Ratusz: system się uszczelnia
Zadowolenia z decyzji WSA nie kryje lubelski ratusz.
– System gospodarowania odpadami komunalnymi zaczyna działać prawidłowo, zaczyna się finansowo spinać – ocenił zastępca prezydenta Lublina Tomasz Fulara.
Jak podaje urząd, po zmianach w sposobie rozliczania „odnalazło się” od 30 do 40 tysięcy osób, które wcześniej nie figurowały w systemie. Liczba mieszkańców objętych opłatami wzrosła z około 290 tys. do 330 tys., a miesięczne wpływy zwiększyły się średnio o 17 procent. Największy wzrost zanotowano we wspólnotach mieszkaniowych, zwłaszcza w nowym budownictwie.
Koszty funkcjonowania systemu gospodarowania odpadami na 2025 rok zostały oszacowane na około 146 mln zł. Zdaniem władz miasta, dzięki nowym rozwiązaniom w tym roku system „może się zbilansować”.
– To dobra informacja dla mieszkańców, bo już nie dopłacają do systemu – wszyscy solidarnie płacą koszty, które rzeczywiście generują – podkreślił Fulara.
Zastępca prezydenta zapowiedział także, że w przyszłym roku podobny mechanizm może objąć domy jednorodzinne, gdzie obecnie opłata naliczana jest „od osoby”.
Jak działają nowe stawki?
Od 1 sierpnia właściciele nieruchomości w zabudowie wielorodzinnej zobowiązani są do składania nowych deklaracji, zawierających średniomiesięczne zużycie wody z ostatnich sześciu miesięcy.
Obowiązuje stawka:
- 13,20 zł za 1 m³ zużytej wody miesięcznie – dla mieszkań w blokach,
- 20-procentowa zniżka – dla rodzin wielodzietnych,
- 6 zł ulgi od osoby – dla właścicieli domów jednorodzinnych kompostujących odpady.

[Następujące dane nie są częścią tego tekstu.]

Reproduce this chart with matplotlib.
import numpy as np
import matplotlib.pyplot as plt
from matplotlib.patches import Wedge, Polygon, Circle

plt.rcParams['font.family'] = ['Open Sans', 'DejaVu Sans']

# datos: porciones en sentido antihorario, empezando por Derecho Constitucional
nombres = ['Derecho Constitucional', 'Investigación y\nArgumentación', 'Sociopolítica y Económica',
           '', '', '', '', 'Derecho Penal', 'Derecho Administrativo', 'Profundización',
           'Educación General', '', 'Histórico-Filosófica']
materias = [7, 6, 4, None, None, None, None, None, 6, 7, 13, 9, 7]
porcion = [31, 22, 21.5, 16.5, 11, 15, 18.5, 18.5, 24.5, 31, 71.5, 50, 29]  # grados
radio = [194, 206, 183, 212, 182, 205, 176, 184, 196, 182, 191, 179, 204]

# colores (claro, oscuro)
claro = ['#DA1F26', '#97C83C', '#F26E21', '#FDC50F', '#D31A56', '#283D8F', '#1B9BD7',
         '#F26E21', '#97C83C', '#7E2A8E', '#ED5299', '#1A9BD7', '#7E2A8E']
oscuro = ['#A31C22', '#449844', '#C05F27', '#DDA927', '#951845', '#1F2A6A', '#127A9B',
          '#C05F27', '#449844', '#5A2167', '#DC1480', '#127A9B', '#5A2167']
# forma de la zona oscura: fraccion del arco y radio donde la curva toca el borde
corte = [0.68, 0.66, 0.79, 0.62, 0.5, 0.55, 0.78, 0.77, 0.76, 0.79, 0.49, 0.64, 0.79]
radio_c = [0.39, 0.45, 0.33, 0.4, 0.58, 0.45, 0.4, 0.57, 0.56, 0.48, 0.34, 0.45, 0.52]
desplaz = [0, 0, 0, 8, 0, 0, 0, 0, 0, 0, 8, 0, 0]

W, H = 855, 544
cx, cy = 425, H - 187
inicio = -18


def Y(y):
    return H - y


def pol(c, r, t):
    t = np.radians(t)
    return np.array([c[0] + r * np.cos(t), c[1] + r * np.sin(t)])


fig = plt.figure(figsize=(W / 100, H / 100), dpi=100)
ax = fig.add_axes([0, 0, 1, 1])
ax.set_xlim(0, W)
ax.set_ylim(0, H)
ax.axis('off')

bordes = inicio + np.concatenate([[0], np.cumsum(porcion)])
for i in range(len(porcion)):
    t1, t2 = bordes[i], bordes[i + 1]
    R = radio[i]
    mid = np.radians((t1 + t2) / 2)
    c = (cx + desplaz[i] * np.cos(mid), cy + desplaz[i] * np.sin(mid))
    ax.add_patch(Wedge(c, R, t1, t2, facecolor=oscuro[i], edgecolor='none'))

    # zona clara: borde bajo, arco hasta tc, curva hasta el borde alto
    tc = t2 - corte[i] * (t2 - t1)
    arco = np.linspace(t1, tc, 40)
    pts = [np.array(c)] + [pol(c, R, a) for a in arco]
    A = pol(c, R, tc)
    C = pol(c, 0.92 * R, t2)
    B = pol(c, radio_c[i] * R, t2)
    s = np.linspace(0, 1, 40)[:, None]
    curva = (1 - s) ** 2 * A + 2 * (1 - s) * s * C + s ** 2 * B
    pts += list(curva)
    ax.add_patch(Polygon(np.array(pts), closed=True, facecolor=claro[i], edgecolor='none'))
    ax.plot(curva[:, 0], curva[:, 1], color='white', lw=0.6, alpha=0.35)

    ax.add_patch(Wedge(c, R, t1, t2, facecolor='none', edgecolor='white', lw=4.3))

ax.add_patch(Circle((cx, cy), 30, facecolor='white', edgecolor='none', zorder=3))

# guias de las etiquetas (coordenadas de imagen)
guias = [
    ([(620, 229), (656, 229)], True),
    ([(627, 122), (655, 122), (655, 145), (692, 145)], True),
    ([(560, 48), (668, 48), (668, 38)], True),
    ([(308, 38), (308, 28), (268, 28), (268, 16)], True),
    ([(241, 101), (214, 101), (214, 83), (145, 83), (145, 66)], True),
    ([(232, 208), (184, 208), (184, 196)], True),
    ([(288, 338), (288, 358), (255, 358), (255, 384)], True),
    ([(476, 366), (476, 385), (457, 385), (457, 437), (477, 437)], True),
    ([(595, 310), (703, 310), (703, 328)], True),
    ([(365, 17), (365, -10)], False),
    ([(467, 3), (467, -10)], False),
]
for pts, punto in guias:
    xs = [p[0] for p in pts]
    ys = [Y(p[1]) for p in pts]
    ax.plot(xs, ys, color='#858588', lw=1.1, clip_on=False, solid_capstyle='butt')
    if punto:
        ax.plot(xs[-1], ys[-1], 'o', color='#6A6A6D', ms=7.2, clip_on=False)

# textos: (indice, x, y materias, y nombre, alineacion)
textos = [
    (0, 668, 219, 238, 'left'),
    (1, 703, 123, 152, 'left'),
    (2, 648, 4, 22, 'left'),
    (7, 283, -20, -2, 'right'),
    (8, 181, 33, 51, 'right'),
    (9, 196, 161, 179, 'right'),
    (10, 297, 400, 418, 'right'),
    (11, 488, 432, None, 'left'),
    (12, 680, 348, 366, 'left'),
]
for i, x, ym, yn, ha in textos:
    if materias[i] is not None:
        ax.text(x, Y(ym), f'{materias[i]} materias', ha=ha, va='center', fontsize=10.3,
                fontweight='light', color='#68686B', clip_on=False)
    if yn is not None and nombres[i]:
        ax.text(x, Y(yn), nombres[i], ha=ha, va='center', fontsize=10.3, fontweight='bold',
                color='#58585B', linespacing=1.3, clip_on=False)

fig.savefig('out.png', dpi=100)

Dla domów jednorodzinnych nadal obowiązuje rozliczenie „od osoby”, w wysokości 42 zł miesięcznie od mieszkańca, a ich właściciele nie muszą składać nowych deklaracji.
Miasto tłumaczy zmianę koniecznością uszczelnienia systemu. W latach 2018–2024 ilość odbieranych odpadów wzrosła z 99 tys. do 110 tys. ton, podczas gdy ponad 37 tys. mieszkańców nie złożyło deklaracji śmieciowych – czyli niemal 13 procent lubelnian nie płaciło za wywóz odpadów.
Wyrok WSA jest nieprawomocny. Sprawa może trafić do Naczelnego Sądu Administracyjnego.